Spreading and Opinion Dynamics in Social Networks"

Boleslaw Szymanski
Claire and Roland Schmitt Distinguished Professor and the Director of the ARL Social and Cognitive Networks Academic Research Center
Rensselaer Polytechnic Institute
Wachman 1015D
Tuesday, September 24, 2013 - 14:00
Human behavior is profoundly affected by the influenceability of individuals and their social networks. This talk discusses the dynamics of spread of opinions in such networks using fundamental models for Social Contagion: the binary agreement model (influencing with committed minorities) and threshold model (threshold contact process). In the first one all individuals initially adopt either opinion A or B, and a small fraction of all individuals commits to their opinions. Committed individuals are immune to influence but otherwise follow the prescribed rules for opinion change. We show that the prevailing majority opinion in a population can be rapidly reversed by a small fraction of randomly distributed committed individuals. When committed individuals exist for both opinions, the difference between larger and smaller fractions of them needed for rapid majority conversion decreases as the smaller minority increases. The results are relevant in understanding and influencing the social perceptions of ideas and policies.  
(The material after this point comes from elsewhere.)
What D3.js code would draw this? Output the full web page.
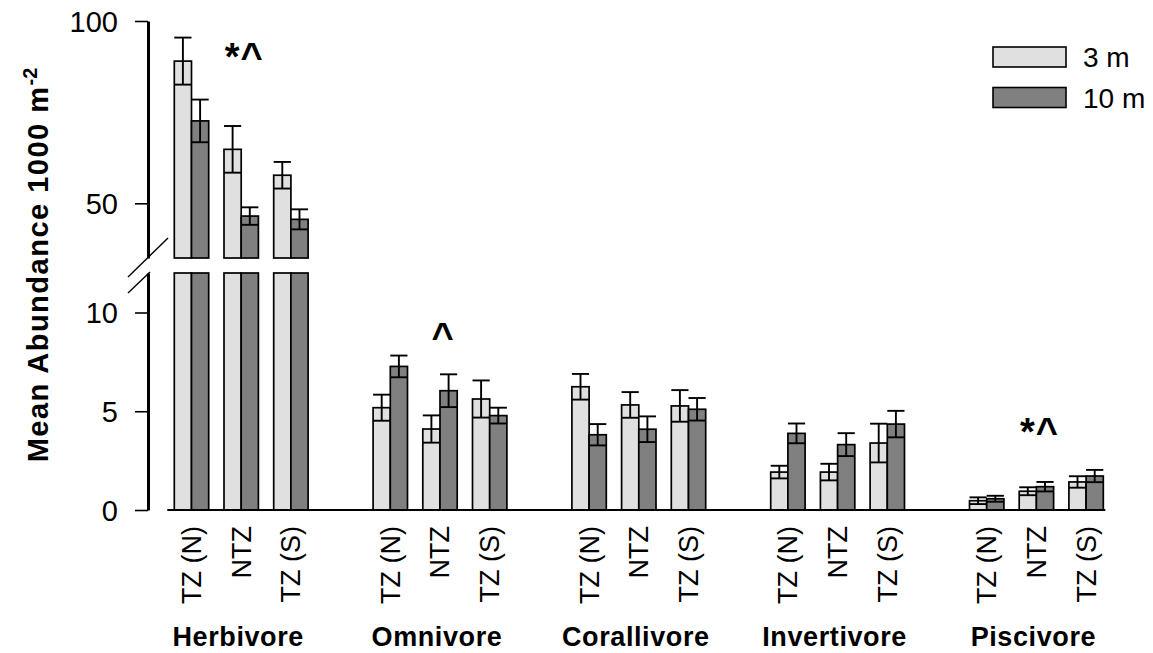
<!DOCTYPE html>
<html>
<head>
<meta charset="utf-8">
<script src="https://cdn.jsdelivr.net/npm/d3@7"></script>
<style>
    body { margin: 0; background: #fff; }
    svg { display: block; font-family: 'Liberation Sans', Arial, sans-serif; }
</style>
</head>
<body>
<div id="chart"></div>
<script>
// Trophic groups, sites within each group, depths
const GROUPS = ['Herbivore', 'Omnivore', 'Corallivore', 'Invertivore', 'Piscivore'];
const SITES = ['TZ (N)', 'NTZ', 'TZ (S)'];
const DEPTHS = ['3 m', '10 m'];

// Means and standard errors, ordered group by group, site by site
const MEAN_3M = [89.0, 64.8, 57.7, 5.18, 4.10, 5.62, 6.24, 5.32, 5.27, 1.92, 1.92, 3.39, 0.47, 0.95, 1.42];
const SE_3M = [6.45, 6.4, 3.65, 0.66, 0.69, 0.94, 0.65, 0.65, 0.8, 0.32, 0.42, 0.98, 0.17, 0.2, 0.29];
const MEAN_10M = [72.6, 46.5, 45.6, 7.27, 6.04, 4.78, 3.81, 4.09, 5.10, 3.88, 3.31, 4.35, 0.57, 1.18, 1.72];
const SE_10M = [5.85, 2.4, 2.75, 0.55, 0.83, 0.4, 0.54, 0.65, 0.57, 0.5, 0.58, 0.67, 0.15, 0.24, 0.31];

// Significance marks (value = text baseline)
const ANNOTATIONS = [
    { group: 'Herbivore', site: 'NTZ', label: '*^', value: 86.5 },
    { group: 'Omnivore', site: 'NTZ', label: '^', value: 8.1 },
    { group: 'Piscivore', site: 'NTZ', label: '*^', value: 3.3 }
];

// Broken y axis: lower and upper segments
const LOWER_DOMAIN = [0, 12];
const UPPER_DOMAIN = [35, 100];
const LOWER_TICKS = [0, 5, 10];
const UPPER_TICKS = [50, 100];

const COLORS = { '3 m': '#e0e0e0', '10 m': '#808080', ink: '#000' };

const width = 1153, height = 653;
const axisX = 148;

const svg = d3.select('#chart').append('svg')
    .attr('width', width)
    .attr('height', height);

// Scales
const yLower = d3.scaleLinear().domain(LOWER_DOMAIN).range([510, 273]);
const yUpper = d3.scaleLinear().domain(UPPER_DOMAIN).range([258, 21]);

const slotsPerGroup = SITES.length + 1;
const x = d3.scaleBand()
    .domain(d3.range(GROUPS.length * slotsPerGroup - 1))
    .range([174.3, 1103.3])
    .paddingInner(0.308)
    .paddingOuter(0)
    .align(0);

const xInner = d3.scaleBand().domain(DEPTHS).range([0, x.bandwidth()]);

const slotOf = (g, s) => GROUPS.indexOf(g) * slotsPerGroup + SITES.indexOf(s);

// Build bar table
const bars = [];
GROUPS.forEach((g, gi) => SITES.forEach((s, si) => {
    const i = gi * SITES.length + si;
    bars.push({ group: g, site: s, depth: '3 m', slot: slotOf(g, s), mean: MEAN_3M[i], se: SE_3M[i] });
    bars.push({ group: g, site: s, depth: '10 m', slot: slotOf(g, s), mean: MEAN_10M[i], se: SE_10M[i] });
}));

const bx = d => x(d.slot) + xInner(d.depth);
const bw = xInner.bandwidth();
const broken = d => d.mean > LOWER_DOMAIN[1];

const barG = svg.append('g');

// Lower segment bars
barG.selectAll('.bar-lo').data(bars).join('rect')
    .attr('class', 'bar-lo')
    .attr('x', bx)
    .attr('width', bw)
    .attr('y', d => yLower(Math.min(d.mean, LOWER_DOMAIN[1])))
    .attr('height', d => yLower(0) - yLower(Math.min(d.mean, LOWER_DOMAIN[1])))
    .attr('fill', d => COLORS[d.depth])
    .attr('stroke', COLORS.ink)
    .attr('stroke-width', 1.7);

// Upper segment bars (values above the break)
barG.selectAll('.bar-hi').data(bars.filter(broken)).join('rect')
    .attr('class', 'bar-hi')
    .attr('x', bx)
    .attr('width', bw)
    .attr('y', d => yUpper(d.mean))
    .attr('height', d => yUpper(UPPER_DOMAIN[0]) - yUpper(d.mean))
    .attr('fill', d => COLORS[d.depth])
    .attr('stroke', COLORS.ink)
    .attr('stroke-width', 1.7);

// Error bars
const yOf = d => broken(d) ? yUpper : yLower;
const err = barG.selectAll('.err').data(bars).join('g')
    .attr('class', 'err')
    .attr('stroke', COLORS.ink)
    .attr('stroke-width', 1.9);

err.append('line')
    .attr('x1', d => bx(d) + bw / 2).attr('x2', d => bx(d) + bw / 2)
    .attr('y1', d => yOf(d)(d.mean - d.se))
    .attr('y2', d => yOf(d)(d.mean + d.se));

err.append('line')
    .attr('x1', bx).attr('x2', d => bx(d) + bw)
    .attr('y1', d => yOf(d)(d.mean + d.se))
    .attr('y2', d => yOf(d)(d.mean + d.se));

err.append('line')
    .attr('x1', bx).attr('x2', d => bx(d) + bw)
    .attr('y1', d => yOf(d)(d.mean - d.se))
    .attr('y2', d => yOf(d)(d.mean - d.se));

// Y axes
const styleYAxis = g => {
    g.select('.domain').attr('stroke', COLORS.ink).attr('stroke-width', 3);
    g.selectAll('.tick line').attr('stroke', COLORS.ink).attr('stroke-width', 1.6);
    g.selectAll('text').attr('fill', COLORS.ink).style('font-size', '29px').attr('dy', '0.36em');
};

svg.append('g')
    .attr('transform', `translate(${axisX},0)`)
    .call(d3.axisLeft(yLower).tickValues(LOWER_TICKS).tickSize(13).tickSizeOuter(0).tickPadding(17))
    .call(styleYAxis);

svg.append('g')
    .attr('transform', `translate(${axisX},0)`)
    .call(d3.axisLeft(yUpper).tickValues(UPPER_TICKS).tickSize(13).tickSizeOuter(0).tickPadding(17))
    .call(styleYAxis);

// Axis break slashes
const yBreakHi = yUpper(UPPER_DOMAIN[0]);
const yBreakLo = yLower(LOWER_DOMAIN[1]);
svg.append('line')
    .attr('x1', axisX - 20).attr('y1', yBreakHi + 19)
    .attr('x2', axisX + 20).attr('y2', yBreakHi - 20)
    .attr('stroke', COLORS.ink).attr('stroke-width', 1.4);
svg.append('line')
    .attr('x1', axisX - 20).attr('y1', yBreakLo + 20)
    .attr('x2', axisX + 2).attr('y2', yBreakLo - 1)
    .attr('stroke', COLORS.ink).attr('stroke-width', 1.4);

// X axis baseline
svg.append('line')
    .attr('x1', x.range()[0] - 7).attr('x2', x.range()[1] + 2)
    .attr('y1', yLower(0)).attr('y2', yLower(0))
    .attr('stroke', COLORS.ink).attr('stroke-width', 2);

// Site labels (rotated)
const siteSlots = bars.filter(d => d.depth === DEPTHS[0]);
svg.append('g')
    .attr('transform', `translate(0,${yLower(0)})`)
    .call(d3.axisBottom(x)
        .tickValues(siteSlots.map(d => d.slot))
        .tickFormat(i => SITES[i % slotsPerGroup])
        .tickSize(0))
    .call(g => g.select('.domain').remove())
    .call(g => g.selectAll('text')
        .attr('transform', 'rotate(-90)')
        .attr('x', -16)
        .attr('y', 0)
        .attr('dy', '0.35em')
        .attr('fill', COLORS.ink)
        .style('text-anchor', 'end')
        .style('font-size', '27px'));

// Group labels
svg.append('g').selectAll('text').data(GROUPS).join('text')
    .attr('x', (g, gi) => (x(gi * slotsPerGroup) + x(gi * slotsPerGroup + SITES.length - 1) + x.bandwidth()) / 2 - 3)
    .attr('y', 646)
    .attr('text-anchor', 'middle')
    .style('font-size', '27px')
    .style('font-weight', 'bold')
    .style('letter-spacing', '0.6px')
    .text(d => d);

// Y title
const title = svg.append('text')
    .attr('transform', `translate(38,${265}) rotate(-90)`)
    .attr('text-anchor', 'middle')
    .attr('dy', '0.35em')
    .style('font-size', '29px')
    .style('font-weight', 'bold')
    .style('letter-spacing', '1.5px');
title.append('tspan').text('Mean Abundance 1000 m');
title.append('tspan')
    .attr('dy', '-0.55em')
    .style('font-size', '20px')
    .style('letter-spacing', '0px')
    .text('-2');

// Significance marks
svg.append('g').selectAll('text').data(ANNOTATIONS).join('text')
    .attr('x', d => x(slotOf(d.group, d.site)) + x.bandwidth() / 2 + 3)
    .attr('y', d => (d.value > LOWER_DOMAIN[1] ? yUpper : yLower)(d.value))
    .attr('text-anchor', 'middle')
    .style('font-size', '38px')
    .style('font-weight', 'bold')
    .style('letter-spacing', '1px')
    .text(d => d.label);

// Legend
const legend = svg.append('g').attr('transform', 'translate(993,47)');
const li = legend.selectAll('g').data(DEPTHS).join('g')
    .attr('transform', (d, i) => `translate(0,${i * 40.5})`);
li.append('rect')
    .attr('width', 73).attr('height', 20)
    .attr('fill', d => COLORS[d])
    .attr('stroke', COLORS.ink)
    .attr('stroke-width', 1.6);
li.append('text')
    .attr('x', 90)
    .attr('y', 10)
    .attr('dy', '0.36em')
    .style('font-size', '28px')
    .text(d => d);
</script>
</body>
</html>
We used the threshold model to find efficient spreaders, fast heuristic selection strategies, and impact of clustering on system dynamics. We find that even for arbitrarily high value of threshold, there is a critical initiator fraction beyond which the cascade becomes global. Network structure, in particular clustering, plays a significant role in this scenario. Similarly to the case of single-node or single-clique initiators studied previously, we observe that community structure within the network facilitates opinion spread to a larger extent than a homogeneous random network. Finally, we study the efficacy of different initiator selection strategies on the size of the cascade and the cascade window.